The Court of Appeal has overruled the first instance judgment in Mehjoo v Harben Barker that was, rather exaggeratedly, reported as deciding that accountants were under a duty to help their clients access tax avoidance schemes.
Assumption of duty beyond retainer letter
The accountant’s retainer letter listed conventional forms of tax advice, in addition to other accounting duties, but indicated that more extensive tax planning was available only on request. The accountant was not a specialist tax planner. He did, however, from time to time on his own initiative provide basic tax planning suggestions and on one occasion held a meeting with his client at which the possibility of mitigating capital gains tax through unspecified mitigation schemes was discussed.

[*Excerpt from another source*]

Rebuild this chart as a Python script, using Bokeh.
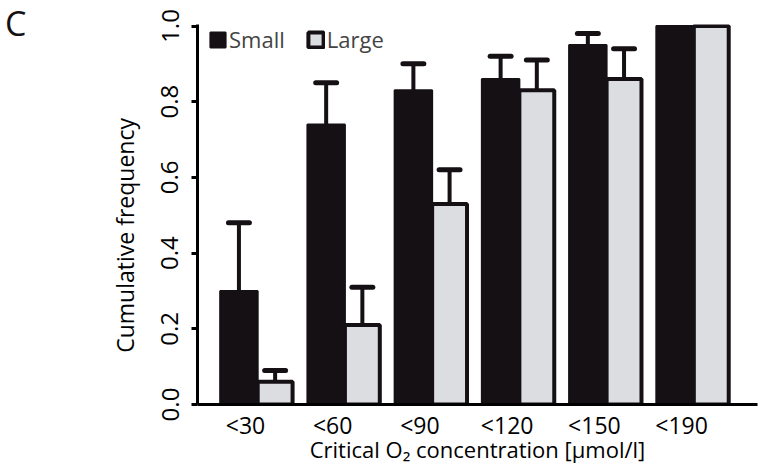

This was held at first instance to entail an assumption of a duty on the part of the accountant to provide tax planning advice to the client, including on tax mitigation schemes that could be available to him on account of his potential non-domiciled status, even though the client had not specifically asked for such advice.

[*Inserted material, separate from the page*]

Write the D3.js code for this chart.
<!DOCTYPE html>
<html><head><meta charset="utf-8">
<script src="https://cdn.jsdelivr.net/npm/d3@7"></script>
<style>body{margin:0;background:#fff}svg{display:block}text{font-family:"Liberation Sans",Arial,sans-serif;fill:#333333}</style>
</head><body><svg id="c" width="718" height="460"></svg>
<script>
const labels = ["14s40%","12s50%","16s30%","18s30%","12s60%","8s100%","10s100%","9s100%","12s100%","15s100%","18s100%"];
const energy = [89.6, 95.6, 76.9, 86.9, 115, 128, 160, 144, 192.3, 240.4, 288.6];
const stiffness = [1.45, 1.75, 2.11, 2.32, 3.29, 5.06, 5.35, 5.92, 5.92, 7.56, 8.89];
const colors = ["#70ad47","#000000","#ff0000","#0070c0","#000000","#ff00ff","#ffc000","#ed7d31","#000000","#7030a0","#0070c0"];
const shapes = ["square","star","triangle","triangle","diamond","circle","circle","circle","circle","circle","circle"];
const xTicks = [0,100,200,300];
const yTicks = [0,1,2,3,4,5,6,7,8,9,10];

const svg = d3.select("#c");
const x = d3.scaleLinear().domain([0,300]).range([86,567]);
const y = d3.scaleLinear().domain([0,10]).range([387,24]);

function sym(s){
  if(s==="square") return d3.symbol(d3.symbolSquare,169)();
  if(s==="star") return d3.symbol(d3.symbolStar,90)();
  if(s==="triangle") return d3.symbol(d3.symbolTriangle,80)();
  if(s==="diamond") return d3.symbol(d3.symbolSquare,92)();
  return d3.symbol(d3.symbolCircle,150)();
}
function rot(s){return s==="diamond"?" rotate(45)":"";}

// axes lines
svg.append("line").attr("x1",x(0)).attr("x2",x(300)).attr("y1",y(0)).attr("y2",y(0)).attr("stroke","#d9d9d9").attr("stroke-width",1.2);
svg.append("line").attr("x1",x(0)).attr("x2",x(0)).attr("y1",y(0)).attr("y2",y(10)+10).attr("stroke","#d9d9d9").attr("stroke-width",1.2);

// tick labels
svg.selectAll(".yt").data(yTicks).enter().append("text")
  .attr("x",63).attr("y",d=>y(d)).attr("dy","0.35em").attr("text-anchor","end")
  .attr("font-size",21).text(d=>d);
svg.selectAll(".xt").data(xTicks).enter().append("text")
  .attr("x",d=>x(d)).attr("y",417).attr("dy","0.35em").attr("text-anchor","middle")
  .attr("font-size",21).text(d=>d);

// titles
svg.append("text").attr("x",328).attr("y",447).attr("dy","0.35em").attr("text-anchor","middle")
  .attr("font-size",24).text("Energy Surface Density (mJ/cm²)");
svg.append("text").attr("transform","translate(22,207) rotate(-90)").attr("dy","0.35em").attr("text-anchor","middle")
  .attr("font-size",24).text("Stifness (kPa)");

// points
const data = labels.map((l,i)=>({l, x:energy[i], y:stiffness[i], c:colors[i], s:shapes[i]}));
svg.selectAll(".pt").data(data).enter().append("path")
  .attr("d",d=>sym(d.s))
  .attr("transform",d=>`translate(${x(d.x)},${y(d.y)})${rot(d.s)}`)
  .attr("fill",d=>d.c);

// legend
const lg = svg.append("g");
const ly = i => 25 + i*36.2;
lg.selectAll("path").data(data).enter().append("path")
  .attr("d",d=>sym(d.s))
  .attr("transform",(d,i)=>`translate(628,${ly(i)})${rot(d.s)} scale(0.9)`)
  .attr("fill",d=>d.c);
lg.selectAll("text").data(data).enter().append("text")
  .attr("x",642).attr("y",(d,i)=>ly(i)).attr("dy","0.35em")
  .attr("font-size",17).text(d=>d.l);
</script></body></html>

The Court of Appeal has distinguished between the basic tax advice that formed part and parcel of the accounting services of the typical high street practitioner and specialist tax planning expertise relating to non-domiciled status. A wider duty to ensure that his client was given advice on any specialist tax mitigation schemes that might potentially be on offer in the market place could not, the Court of Appeal held, be inferred from the fact that the accountant provided standard tax advice and historically had raised the possibility that further mitigation possibilities could exist.

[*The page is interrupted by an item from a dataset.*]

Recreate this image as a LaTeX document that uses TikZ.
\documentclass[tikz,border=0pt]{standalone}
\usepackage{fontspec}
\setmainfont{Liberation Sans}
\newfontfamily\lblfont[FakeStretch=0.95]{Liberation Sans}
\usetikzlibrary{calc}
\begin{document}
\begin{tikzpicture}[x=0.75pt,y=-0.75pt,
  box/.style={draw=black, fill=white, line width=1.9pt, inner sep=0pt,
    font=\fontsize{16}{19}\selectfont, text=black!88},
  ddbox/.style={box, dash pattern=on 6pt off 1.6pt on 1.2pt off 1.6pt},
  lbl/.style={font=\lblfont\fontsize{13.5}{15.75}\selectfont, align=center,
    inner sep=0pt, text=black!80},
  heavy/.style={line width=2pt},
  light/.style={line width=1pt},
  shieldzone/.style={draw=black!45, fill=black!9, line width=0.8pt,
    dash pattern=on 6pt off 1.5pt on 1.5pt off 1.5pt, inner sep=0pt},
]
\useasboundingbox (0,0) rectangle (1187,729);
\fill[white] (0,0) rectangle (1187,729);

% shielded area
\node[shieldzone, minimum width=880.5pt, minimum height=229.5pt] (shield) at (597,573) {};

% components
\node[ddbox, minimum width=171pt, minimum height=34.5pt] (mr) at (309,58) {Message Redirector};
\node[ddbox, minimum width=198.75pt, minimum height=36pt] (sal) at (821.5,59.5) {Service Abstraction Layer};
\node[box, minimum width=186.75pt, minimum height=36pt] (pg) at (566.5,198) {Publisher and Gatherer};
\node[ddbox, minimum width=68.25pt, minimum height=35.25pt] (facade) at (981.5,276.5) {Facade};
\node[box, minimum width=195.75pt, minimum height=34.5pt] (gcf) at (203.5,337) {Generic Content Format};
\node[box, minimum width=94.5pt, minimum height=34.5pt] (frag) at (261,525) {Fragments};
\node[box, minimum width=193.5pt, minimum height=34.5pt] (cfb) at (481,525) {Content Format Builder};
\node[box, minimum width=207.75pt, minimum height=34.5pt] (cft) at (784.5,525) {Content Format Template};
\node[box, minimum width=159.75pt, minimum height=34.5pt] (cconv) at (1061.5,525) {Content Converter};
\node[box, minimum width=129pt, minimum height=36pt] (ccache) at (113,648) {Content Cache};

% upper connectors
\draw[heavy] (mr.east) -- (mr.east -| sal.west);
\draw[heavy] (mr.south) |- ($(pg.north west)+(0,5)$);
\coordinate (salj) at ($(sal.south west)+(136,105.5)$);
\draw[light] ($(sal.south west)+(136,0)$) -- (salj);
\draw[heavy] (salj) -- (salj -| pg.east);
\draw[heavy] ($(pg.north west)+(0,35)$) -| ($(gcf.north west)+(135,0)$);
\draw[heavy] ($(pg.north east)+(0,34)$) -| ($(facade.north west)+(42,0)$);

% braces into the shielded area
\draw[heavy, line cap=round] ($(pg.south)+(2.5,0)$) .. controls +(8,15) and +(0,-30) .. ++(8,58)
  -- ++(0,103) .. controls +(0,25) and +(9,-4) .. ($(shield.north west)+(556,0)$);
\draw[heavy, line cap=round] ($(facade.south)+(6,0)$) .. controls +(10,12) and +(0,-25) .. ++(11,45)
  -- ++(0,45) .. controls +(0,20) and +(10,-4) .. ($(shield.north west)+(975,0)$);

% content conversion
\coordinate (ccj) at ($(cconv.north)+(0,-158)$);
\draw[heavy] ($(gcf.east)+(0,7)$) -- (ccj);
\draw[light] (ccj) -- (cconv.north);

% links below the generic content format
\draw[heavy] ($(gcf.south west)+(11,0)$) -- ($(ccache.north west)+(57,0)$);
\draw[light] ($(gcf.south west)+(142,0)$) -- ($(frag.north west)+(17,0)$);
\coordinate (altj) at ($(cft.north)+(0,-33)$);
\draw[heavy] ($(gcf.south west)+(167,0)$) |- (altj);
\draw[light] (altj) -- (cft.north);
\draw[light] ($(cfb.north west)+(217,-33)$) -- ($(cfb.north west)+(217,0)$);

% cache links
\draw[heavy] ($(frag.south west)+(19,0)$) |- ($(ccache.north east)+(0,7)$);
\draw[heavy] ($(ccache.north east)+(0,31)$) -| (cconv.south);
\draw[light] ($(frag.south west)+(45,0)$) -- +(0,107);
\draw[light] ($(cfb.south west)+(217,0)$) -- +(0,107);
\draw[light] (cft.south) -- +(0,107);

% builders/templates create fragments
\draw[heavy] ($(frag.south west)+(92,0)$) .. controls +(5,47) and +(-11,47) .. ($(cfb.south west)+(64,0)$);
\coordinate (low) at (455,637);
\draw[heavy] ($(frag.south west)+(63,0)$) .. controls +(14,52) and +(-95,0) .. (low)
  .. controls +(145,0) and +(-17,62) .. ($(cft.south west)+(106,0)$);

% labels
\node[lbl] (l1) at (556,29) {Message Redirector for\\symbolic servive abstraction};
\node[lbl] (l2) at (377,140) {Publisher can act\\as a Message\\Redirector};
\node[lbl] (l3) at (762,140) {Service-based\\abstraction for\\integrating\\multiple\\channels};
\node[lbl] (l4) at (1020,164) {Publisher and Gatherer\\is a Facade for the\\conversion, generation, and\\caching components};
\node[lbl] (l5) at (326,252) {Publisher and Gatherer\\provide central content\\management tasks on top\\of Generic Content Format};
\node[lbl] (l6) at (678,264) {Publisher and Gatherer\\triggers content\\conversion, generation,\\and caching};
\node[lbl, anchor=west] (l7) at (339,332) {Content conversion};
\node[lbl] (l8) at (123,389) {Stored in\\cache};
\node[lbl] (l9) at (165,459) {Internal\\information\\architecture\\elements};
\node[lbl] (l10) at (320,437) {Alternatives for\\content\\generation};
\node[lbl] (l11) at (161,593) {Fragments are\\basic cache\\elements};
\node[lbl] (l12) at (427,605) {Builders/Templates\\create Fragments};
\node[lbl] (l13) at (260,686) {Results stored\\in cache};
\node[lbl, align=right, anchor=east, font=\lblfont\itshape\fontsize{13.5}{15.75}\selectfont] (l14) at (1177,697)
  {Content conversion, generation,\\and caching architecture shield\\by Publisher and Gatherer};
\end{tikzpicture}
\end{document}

Duty to seek specialist advice
The judge at first instance ruled that the fact that the accountant was not a tax planning specialist did not absolve him from the duty to ensure that his client received advice in accordance with the duty that the accountant was said to have assumed. Where his own experience or skills were insufficient for him to provide such tax planning himself, he should have ensured that the client obtained further advice from a specialist.
The Court of Appeal rejected this argument also. The accountant had mentioned to his client that there might be opportunities to save tax but had also warned of the danger of HMRC challenge. He had not known about the bearer warrant scheme under which non-domiciled persons could, under certain circumstances, mitigate their tax liability, which the claimant later asserted should have been brought to his attention. The Court of Appeal found that knowledge about the existence or operation of these schemes would not have been possessed by a reasonably competent generalist accountant at the time. Since he did not know about them, the accountant could not be under any duty to advise his client to seek specialist advice relating to them.
This ruling marks a welcome recognition that a generalist accounting practice providing standard tax advice is not automatically assuming a duty to that client to be an expert on potential specialist tax mitigation schemes that could apply to the client. It must also be right that an advisor who is unaware that tax savings might be available to his client through such specialist schemes is not under any duty to obtain further advice on them.
This judgment does not, however, absolve accountants or other professionals from the obligation to refer clients to specialists when they are or should reasonably be aware that the client would benefit from such specialist advice. In such cases it will be important to form a view at an early stage if litigation is threatened on (a) what knowledge did the accountant actually have of such specialist schemes; (b) did the retainer agreement limit the scope of advice the adviser agreed to provide; (c) did the adviser actually go beyond the terms of the retainer and volunteer additional advice on potential tax saving schemes; and (d) if there was no actual knowledge ought a reasonably competent general practitioner to be aware of such specialist schemes.
The last question will be a very hard hurdle for potential claimants to overcome if seeking to pursue smaller general practitioners. The Court of Appeal's test does, though, leave open an argument that the mid to larger firms of accountants, with different specialist departments, may owe a slightly different duty to their clients. Accountants should remind themselves of the precise terms of their engagements and do their best not to stray outside; where this is necessary they should properly document why the scope of their instruction has expanded and consider the wider ramifications including whether they should involve (or suggest involving to the client) their other specialist departments.